Exempt from the draft because of a football injury, Miller spent the World War II years writing radio dramas, while working part time as a truck driver and a steamfitter at the Brooklyn Navy Yard. His first play, "Honors at Dawn," was produced in 1936. His first Broadway effort, "The Man Who Had All the Luck," about a Midwest auto mechanic, closed after four performances. The playwright then spent two years writing "All My Sons," which established him as a figure in the literary community and enabled him to buy a 350-acre farm in Roxbury, Conn., where he built a studio and wrote the rest of his plays.

In 1962, he married Inge Morath, an Austrian-born photographer, who died in 2002. They had a daughter, Rebecca, who is also a playwright.

His literary production during the next 40 years was steady, and his work played both in the United States and England to a variety of reviews. But he never achieved the literary heights of the first decade after the war.

He wrote a well-received autobiography, "Timebends: A Life," (1987) which was re-issued in 1996, as well as fiction and a collection of essays.

In his final years, revivals of his work and international awards cheered the writer.
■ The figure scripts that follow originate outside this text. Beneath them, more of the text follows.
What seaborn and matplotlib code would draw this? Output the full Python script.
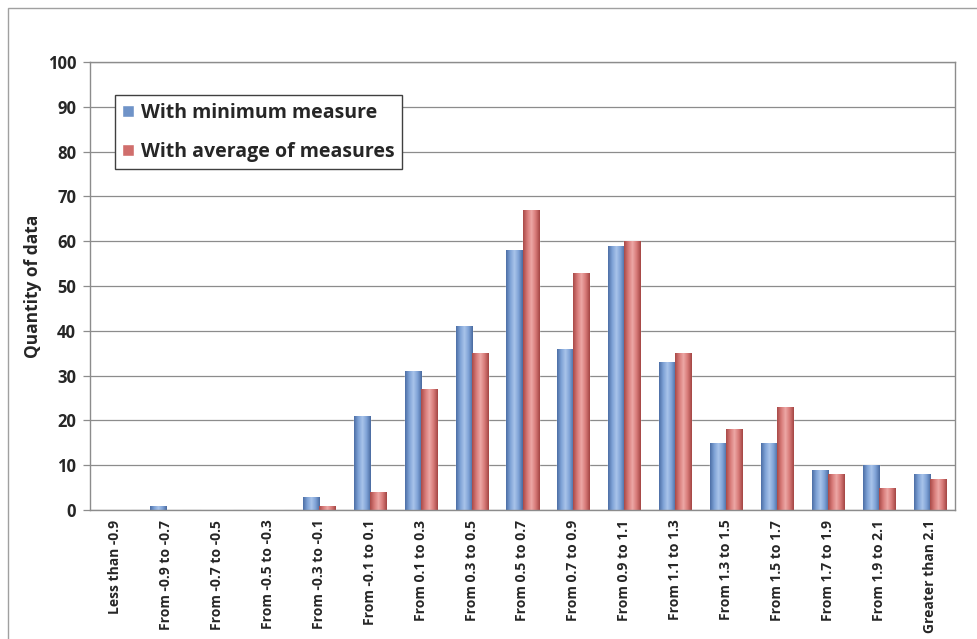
import numpy as np
import pandas as pd
import matplotlib
matplotlib.use("Agg")
import matplotlib.pyplot as plt
from matplotlib.colors import LinearSegmentedColormap
from matplotlib.patches import Rectangle
import seaborn as sns

categories = [
    "Less than -0.9", "From -0.9 to -0.7", "From -0.7 to -0.5", "From -0.5 to -0.3",
    "From -0.3 to -0.1", "From -0.1 to 0.1", "From 0.1 to 0.3", "From 0.3 to 0.5",
    "From 0.5 to 0.7", "From 0.7 to 0.9", "From 0.9 to 1.1", "From 1.1 to 1.3",
    "From 1.3 to 1.5", "From 1.5 to 1.7", "From 1.7 to 1.9", "From 1.9 to 2.1",
    "Greater than 2.1",
]
with_minimum = [0, 1, 0, 0, 3, 21, 31, 41, 58, 36, 59, 33, 15, 15, 9, 10, 8]
with_average = [0, 0, 0, 0, 1, 4, 27, 35, 67, 53, 60, 35, 18, 23, 8, 5, 7]
series_names = ["With minimum measure", "With average of measures"]
y_ticks = list(range(0, 101, 10))

df = pd.DataFrame({
    "category": categories * 2,
    "series": [series_names[0]] * len(categories) + [series_names[1]] * len(categories),
    "value": with_minimum + with_average,
})

sns.set_theme(style="white")
plt.rcParams["font.family"] = ["Open Sans", "DejaVu Sans"]

fig = plt.figure(figsize=(9.78, 6.39), dpi=100)
ax = fig.add_axes([90 / 978, 1 - 510 / 639, 865 / 978, 448 / 639])

palette = {series_names[0]: "#6F93C8", series_names[1]: "#D06E6C"}
sns.barplot(data=df, x="category", y="value", hue="series", order=categories,
            hue_order=series_names, palette=palette, width=0.63, gap=0.0,
            ax=ax, saturation=1.0, legend=True)

# cylinder-style shading across each bar
shades = {
    series_names[0]: LinearSegmentedColormap.from_list(
        "b", ["#4D6FA6", "#7EA2D6", "#A9C4EA", "#7EA2D6", "#4A6AA0"]),
    series_names[1]: LinearSegmentedColormap.from_list(
        "r", ["#A94A48", "#D77A78", "#EDA8A6", "#D77A78", "#A44644"]),
}
grad = np.linspace(0, 1, 64).reshape(1, -1)
n = len(categories)
bars = [p for p in ax.patches if isinstance(p, Rectangle) and p.get_width() < 1]
for i, p in enumerate(bars[:2 * n]):
    name = series_names[i // n]
    x0, y0 = p.get_x(), p.get_y()
    w, h = p.get_width(), p.get_height()
    if h <= 0:
        continue
    im = ax.imshow(grad, cmap=shades[name], aspect="auto",
                   extent=(x0, x0 + w, y0, y0 + h), zorder=p.get_zorder() + 0.1,
                   origin="lower")
    im.set_clip_path(p)

ax.set_xlim(-0.5, n - 0.5)
ax.set_ylim(0, 100)
ax.set_yticks(y_ticks)
ax.yaxis.grid(True, color="#8C8C8C", linewidth=0.9)
ax.set_axisbelow(True)
for s in ax.spines.values():
    s.set_visible(True)
    s.set_color("#8C8C8C")
    s.set_linewidth(1.0)

ax.tick_params(axis="y", length=5, width=0.9, color="#8C8C8C", left=True,
               labelsize=12, pad=5)
ax.tick_params(axis="x", length=0, labelsize=10, pad=7)
ax.set_xticks(range(n))
ax.set_xticklabels(categories, rotation=90)
for lbl in ax.get_yticklabels() + ax.get_xticklabels():
    lbl.set_fontweight("bold")
ax.set_xlabel("")
ax.set_ylabel("Quantity of data", fontsize=12.5, fontweight="bold", labelpad=4)

leg = ax.legend(loc="upper left", bbox_to_anchor=(0.029, 0.926), frameon=True,
                fancybox=False, edgecolor="#404040", framealpha=1,
                prop={"weight": "bold", "size": 14}, handlelength=0.6,
                handleheight=0.6, handletextpad=0.35, labelspacing=1.0,
                borderpad=0.38, borderaxespad=0)
leg.get_frame().set_linewidth(1.0)

# outer chart frame
fig.patches.append(Rectangle((8 / 978, -0.01), 1.0, 1 - 8 / 639 + 0.01,
                             transform=fig.transFigure, fill=False,
                             edgecolor="#A0A0A0", linewidth=1.0))

fig.savefig("out.png", dpi=100, facecolor="white")
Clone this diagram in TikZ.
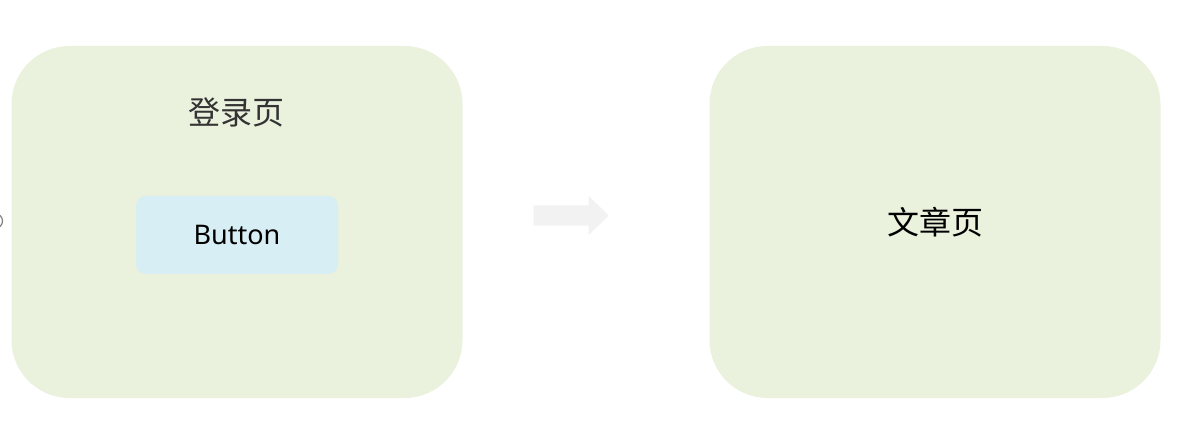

Salman Rushdie praised him as "a giant figure" whose courage in speaking out for persecuted writers, both during his years as president of PEN International (1965-69) and after, gives him a moral stature equaled by few.

He acknowledged to a writer from Knight Ridder Newspapers nine years ago that it was more fun to be Arthur Miller at age 80 than at age 50.

"In a way it is," he said, beginning to smile. "I can't divorce such a question from the fact that -- let's face it -- not a lot of things last a half a century. Even buildings fall. One of my joys in life is to see that what I've done has lasted."